NORTHBROOK, Ill. — Twenty years ago, Roger Goodell volunteered to chauffeur Pete Rozelle around at the Super Bowl in New Orleans when the NFL commissioner's regular driver couldn't make it.
In a few weeks, Goodell may well be sitting in the back of the limo.
One of Paul Tagliabue's top aides and advisers, Goodell will be the favorite to succeed him as NFL commissioner when the 32 owners begin meeting Monday at a suburban hotel to make their choice from a list of five finalists.
In truth, the 47-year-old Goodell, son of a former U.S. senator from New York, has been the favorite for a half-dozen years, or ever since he was designated the NFL's chief operating officer.
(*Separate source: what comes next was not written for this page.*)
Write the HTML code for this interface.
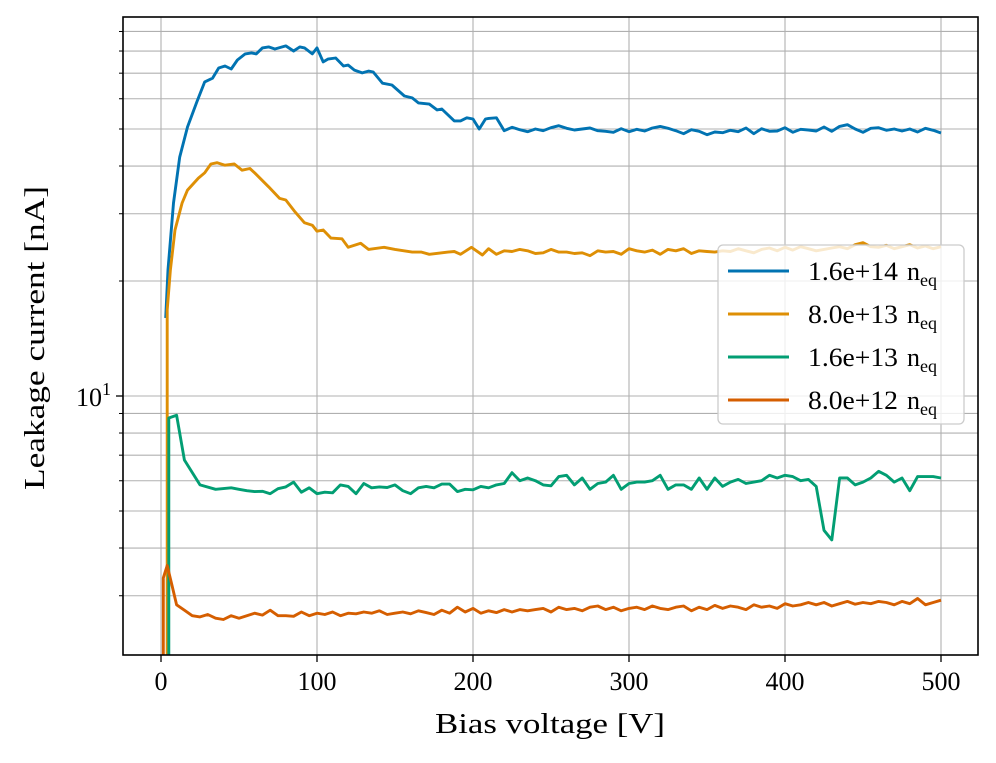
<!DOCTYPE html>
<html><head><meta charset="utf-8">
<style>
html,body{margin:0;padding:0;background:#fff;}
svg{display:block;font-family:"Liberation Serif",serif;}
</style></head>
<body>
<svg id="chart" width="996" height="763" viewBox="0 0 996 763" xmlns="http://www.w3.org/2000/svg">
<clipPath id="plotclip"><rect x="123" y="17" width="855" height="638"/></clipPath>
</svg>
<script>
// ---- data ----
const xTicks = [0,100,200,300,400,500];
const blueHeadV = [3,4.5,8,12,17,23,28,33,37,41,45,49,54,58,61,65,69,73,80,85,89,92,97,100,104,107,112,117,120,124,129,133,136,142,148,156,161,165,172,177,180,188,192,196,200,204,208];
const blueHeadI = [16,21.4,32,42.2,50.6,58.9,66.4,67.9,72.2,73.1,71.8,75.8,78.6,79.1,78.6,81.5,82.0,81.0,82.5,80.0,82.0,81.5,78.6,81.5,74.9,76.2,76.7,73.1,73.5,71.3,70.1,70.9,70.5,65.9,65.2,61.0,60.3,58.5,58.1,56.1,56.4,52.5,52.5,53.5,53.1,50.0,53.1];
const blueTailStart = 210;
const blueTailI = [53.3,53.5,49.5,50.5,49.8,49.2,50.0,49.5,50.4,51.0,50.2,49.7,50.0,50.3,49.5,49.3,49.0,50.1,49.2,49.9,49.4,50.3,50.8,50.2,49.5,48.6,49.8,49.3,48.3,49.1,48.9,49.6,49.2,50.3,48.6,50.1,49.3,49.4,50.4,49.0,49.9,49.7,49.4,50.6,49.3,50.8,51.3,50.0,49.0,50.2,50.4,49.6,50.0,49.4,50.0,49.1,50.2,49.6,48.8];
const orangeHeadV = [4,4,6,9,13.5,17,24,28,32,36,41,47,52,57,60,69,76,80,86,92,97,100,104,109,116,120,128,133,143,150,161,167,172,184,188,192,199,206];
const orangeHeadI = [2,16.8,21.4,27.2,32.0,34.6,37.2,38.4,40.5,40.8,40.2,40.5,39.0,39.4,38.4,35.3,32.9,32.6,30.3,28.4,28.0,27.0,27.2,25.9,25.8,24.5,25.1,24.2,24.5,24.2,23.8,23.8,23.5,23.8,23.9,23.5,24.5,23.4];
const orangeTailStart = 210;
const orangeTailI = [24.3,23.5,24.0,23.9,24.2,24.0,23.6,23.7,24.2,23.8,23.8,23.6,23.7,23.3,24.0,23.8,23.9,23.5,24.3,24.0,23.8,24.1,23.5,24.2,24.0,24.3,23.6,24.0,23.9,23.8,24.0,23.9,24.3,24.0,23.7,24.2,24.4,24.0,24.5,24.1,24.6,24.3,24.0,24.2,24.4,24.6,24.3,24.9,25.2,24.6,24.5,24.8,24.3,24.6,24.9,24.4,24.7,24.3,24.6];
const greenHeadV = [5,5,10,15,25,35,45];
const greenHeadI = [1,8.76,8.9,6.8,5.85,5.7,5.75];
const greenTailStart = 50;
const greenTailI = [5.7,5.65,5.62,5.63,5.55,5.72,5.78,5.95,5.6,5.75,5.55,5.6,5.58,5.85,5.8,5.55,5.9,5.75,5.78,5.76,5.85,5.65,5.55,5.75,5.8,5.75,5.88,5.88,5.62,5.7,5.68,5.8,5.75,5.85,5.9,6.3,6.0,6.1,6.0,5.85,5.82,6.15,6.2,5.85,6.1,5.7,5.9,5.95,6.2,5.7,5.9,5.95,5.95,6.0,6.2,5.7,5.85,5.85,5.7,6.1,5.7,6.1,5.8,5.95,6.05,5.9,5.95,6.0,6.2,6.1,6.2,6.15,6.0,6.05,5.8,4.45,4.2,6.1,6.1,5.85,5.95,6.1,6.35,6.2,5.95,6.1,5.65,6.15,6.15,6.15,6.1];
const redHeadV = [1.5,1.5,4,7,10,15];
const redHeadI = [1,3.34,3.6,3.2,2.84,2.75];
const redTailStart = 20;
const redTailI = [2.66,2.64,2.68,2.62,2.6,2.66,2.62,2.66,2.7,2.67,2.75,2.66,2.66,2.65,2.72,2.66,2.7,2.68,2.72,2.66,2.7,2.69,2.72,2.7,2.74,2.68,2.7,2.72,2.69,2.74,2.71,2.68,2.75,2.7,2.8,2.72,2.78,2.7,2.74,2.71,2.76,2.72,2.76,2.74,2.76,2.78,2.72,2.8,2.76,2.78,2.74,2.8,2.82,2.76,2.8,2.74,2.78,2.8,2.76,2.82,2.78,2.76,2.8,2.82,2.74,2.8,2.76,2.83,2.78,2.82,2.8,2.76,2.84,2.8,2.82,2.78,2.86,2.82,2.84,2.88,2.84,2.88,2.82,2.86,2.9,2.85,2.88,2.86,2.9,2.88,2.84,2.9,2.86,2.95,2.84,2.88,2.92];
const legendLabels = ["1.6e+14","8.0e+13","1.6e+13","8.0e+12"];
const seriesColors = ["#0173b2","#de8f05","#029e73","#d55e00"];

// ---- axes ----
const L=123,R=978,T=17,B=655;
function xs(v){return 161 + v*1.56;}
function ys(v){return 396 - 382*(Math.log10(v)-1);}
const NS="http://www.w3.org/2000/svg";
const svg=document.getElementById('chart');
function mk(tag,attrs,parent){const e=document.createElementNS(NS,tag);for(const k in attrs)e.setAttribute(k,attrs[k]);(parent||svg).appendChild(e);return e;}

const grid=mk('g',{});


xTicks.forEach(t=>{mk('line',{x1:xs(t),x2:xs(t),y1:T,y2:B,stroke:'#b0b0b0','stroke-width':1.1},grid);});
const yGridVals=[];
[1,10].forEach(d=>{for(let m=1;m<10;m++)yGridVals.push(m*d);});
yGridVals.forEach(v=>{const y=ys(v);if(y>T&&y<B)mk('line',{x1:L,x2:R,y1:y,y2:y,stroke:'#b0b0b0','stroke-width':1.1},grid);});

const seriesDefs=[
 [blueHeadV,blueHeadI,blueTailStart,blueTailI,'series-1.6e14'],
 [orangeHeadV,orangeHeadI,orangeTailStart,orangeTailI,'series-8.0e13'],
 [greenHeadV,greenHeadI,greenTailStart,greenTailI,'series-1.6e13'],
 [redHeadV,redHeadI,redTailStart,redTailI,'series-8.0e12']
];
seriesDefs.forEach((s,i)=>{
  const pts=[];
  s[0].forEach((v,j)=>pts.push([xs(v),ys(s[1][j])]));
  s[3].forEach((c,j)=>pts.push([xs(s[2]+5*j),ys(c)]));
  const p=mk('polyline',{points:pts.map(p=>p[0].toFixed(1)+','+p[1].toFixed(1)).join(' '),fill:'none',stroke:seriesColors[i],'stroke-width':2.9,'stroke-linejoin':'round','clip-path':'url(#plotclip)'});
  
  
});

const fr=mk('rect',{x:L,y:T,width:R-L,height:B-T,fill:'none',stroke:'#000','stroke-width':1.6});



xTicks.forEach(t=>{
  mk('line',{x1:xs(t),x2:xs(t),y1:B,y2:B+7,stroke:'#000','stroke-width':1.3});
  const tx=mk('text',{x:xs(t),y:B+35,'font-size':26,'text-anchor':'middle',fill:'#000'});
  tx.textContent=t;
  
  
});
yGridVals.forEach(v=>{const y=ys(v);if(y>T&&y<B){const major=(v===10);mk('line',{x1:L-(major?7:4),x2:L,y1:y,y2:y,stroke:'#000','stroke-width':major?1.3:1});}});
const yl=mk('text',{x:L-12,y:ys(10)+10,'font-size':26,'text-anchor':'end',fill:'#000'});
yl.innerHTML='10<tspan font-size="18" dy="-11">1</tspan>';



const xt=mk('text',{x:435,y:733,'font-size':28,fill:'#000',textLength:230,lengthAdjust:'spacingAndGlyphs'});
xt.textContent='Bias voltage [V]';


const yt=mk('text',{x:0,y:0,'font-size':28,fill:'#000',textLength:304,lengthAdjust:'spacingAndGlyphs',transform:'translate(44,490) rotate(-90)'});
yt.textContent='Leakage current [nA]';



const lg=mk('g',{});


mk('rect',{x:718,y:245,width:246,height:179,rx:5,fill:'#fff','fill-opacity':0.8,stroke:'#cccccc','stroke-width':1.3},lg);
legendLabels.forEach((lab,i)=>{
  const y=271+i*43;
  const ent=mk('g',{},lg);
  
  
  mk('line',{x1:728,x2:789,y1:y,y2:y,stroke:seriesColors[i],'stroke-width':2.9},ent);
  const t=mk('text',{x:808,y:y+9,'font-size':26,fill:'#000',textLength:90,lengthAdjust:'spacingAndGlyphs'},ent);
  t.textContent=lab;
  const t2=mk('text',{x:907,y:y+9,'font-size':26,fill:'#000'},ent);
  t2.innerHTML='n<tspan font-size="18" dy="6">eq</tspan>';
});
</script>
</body></html>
He's been the point man on expansion and stadium construction; he's been deeply involved in labor negotiations and he knows almost every aspect of the league's operation — starting as a public relations intern and (for a week) as a chauffeur.
He also knows players. One of his early tasks as a public relations aide in the league office was helping the NFL recruit college stars who were considering signing with the USFL when it was trying to compete from 1983-85.
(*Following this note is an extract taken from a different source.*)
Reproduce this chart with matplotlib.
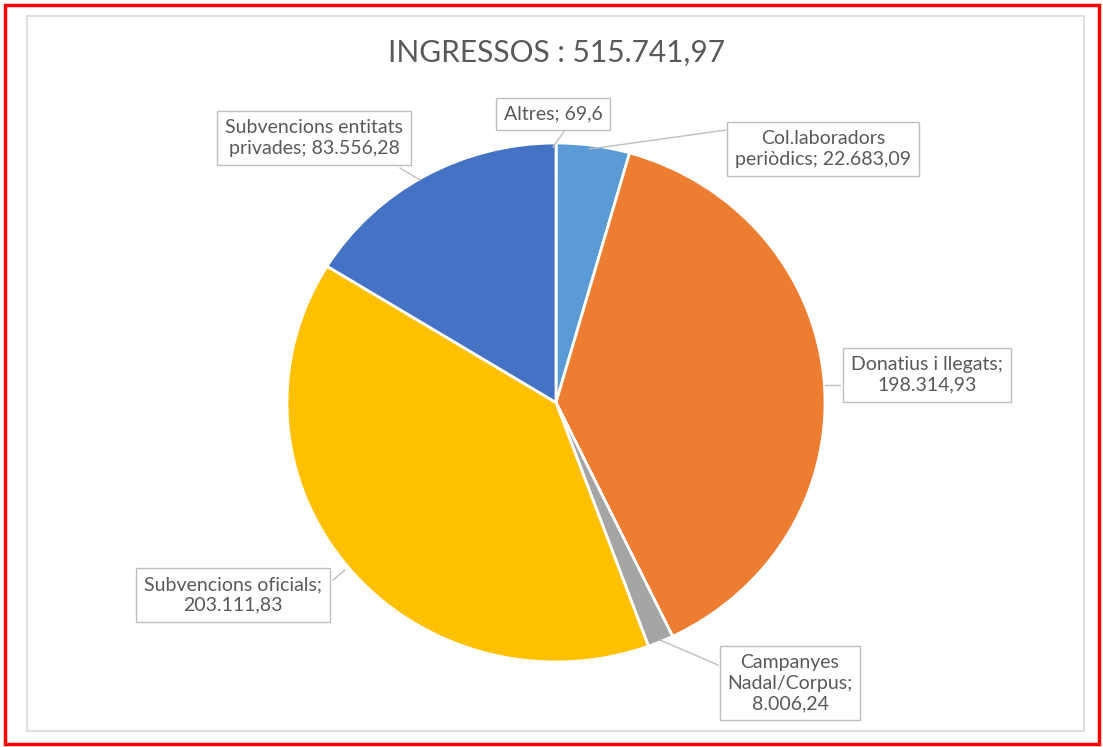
import numpy as np
import matplotlib.pyplot as plt
from matplotlib.patches import Rectangle

# Data
categories = ["Altres", "Col.laboradors\nperiòdics", "Donatius i llegats;", "Campanyes\nNadal/Corpus;",
              "Subvencions oficials;", "Subvencions entitats\nprivades"]
values = [69.6, 22683.09, 198314.93, 8006.24, 203111.83, 83556.28]
value_text = ["69,6", "22.683,09", "198.314,93", "8.006,24", "203.111,83", "83.556,28"]
colors = ["#7f7f7f", "#5b9bd5", "#ed7d31", "#a5a5a5", "#ffc000", "#4472c4"]
title = "INGRESSOS : 515.741,97"

plt.rcParams['font.family'] = ['Lato', 'DejaVu Sans']

W, H = 1103, 747
fig = plt.figure(figsize=(W / 100, H / 100), dpi=100)

# pie axes, placed in pixel terms (pie is slightly wider than tall in the reference)
px0, px1, py0, py1 = 287, 825, 143, 662
ax = fig.add_axes([px0 / W, (H - py1) / H, (px1 - px0) / W, (py1 - py0) / H])
ax.pie(values, colors=colors, startangle=90, counterclock=False,
       wedgeprops=dict(edgecolor="white", linewidth=2))
ax.set_aspect('auto')
ax.set_xlim(-1, 1)
ax.set_ylim(-1, 1)
ax.axis('off')

# overlay axes in pixel coordinates for borders, title and callouts
ov = fig.add_axes([0, 0, 1, 1], zorder=5)
ov.set_xlim(0, W)
ov.set_ylim(H, 0)
ov.axis('off')
ov.patch.set_alpha(0)

ov.add_patch(Rectangle((27, 16), 1057, 715, fill=False, edgecolor="#d9d9d9", linewidth=1.2))
ov.add_patch(Rectangle((5, 5), 1094, 739, fill=False, edgecolor="#ff0000", linewidth=2.5))

ov.text(556, 53, title, ha="center", va="center", fontsize=21.5, color="#595959")

# callout label boxes: centre of box and the point on the pie it refers to
box_pos = [(553, 114), (823, 149), (927, 375), (790, 683), (233, 595), (314, 138)]
tips = [(553, 147), (590, 149), (825, 385), (660, 640), (345, 570), (420, 180)]
roots = [(565, 130), (726, 130), (840, 385), (718, 665), (333, 580), (400, 168)]

for i in range(len(values)):
    lab = categories[i]
    if lab.endswith(";"):
        txt = lab + "\n" + value_text[i]
    else:
        txt = lab + "; " + value_text[i]
    if i == 3:
        txt = "Campanyes\nNadal/Corpus;\n" + value_text[i]
    ov.text(box_pos[i][0], box_pos[i][1], txt, ha="center", va="center",
            fontsize=14, color="#595959", linespacing=1.25,
            bbox=dict(boxstyle="square,pad=0.4", facecolor="white", edgecolor="#bfbfbf", linewidth=1))
    ov.plot([roots[i][0], tips[i][0]], [roots[i][1], tips[i][1]], color="#bfbfbf", linewidth=1, zorder=1)

fig.savefig("out.png", dpi=100)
Still, his election is not a certainty — most of the 32 NFL owners who will vote for the new commissioner are silent about their preferences and the eight members of the committee who picked the five finalists are saying nothing at all.
The final five were identified last Sunday: Goodell; Gregg Levy, the NFL's outside counsel; Fred Nance, a Cleveland attorney deeply involved in the Browns' return to the city; and two top financial executives: Robert L. Reynolds, chief operating officer of Fidelity investments and Mayo A. Shattuck III, president and CEO of Constellation Energy. Reynolds is a former college football referee and Shattuck's wife is a Baltimore Ravens cheerleader at age 39.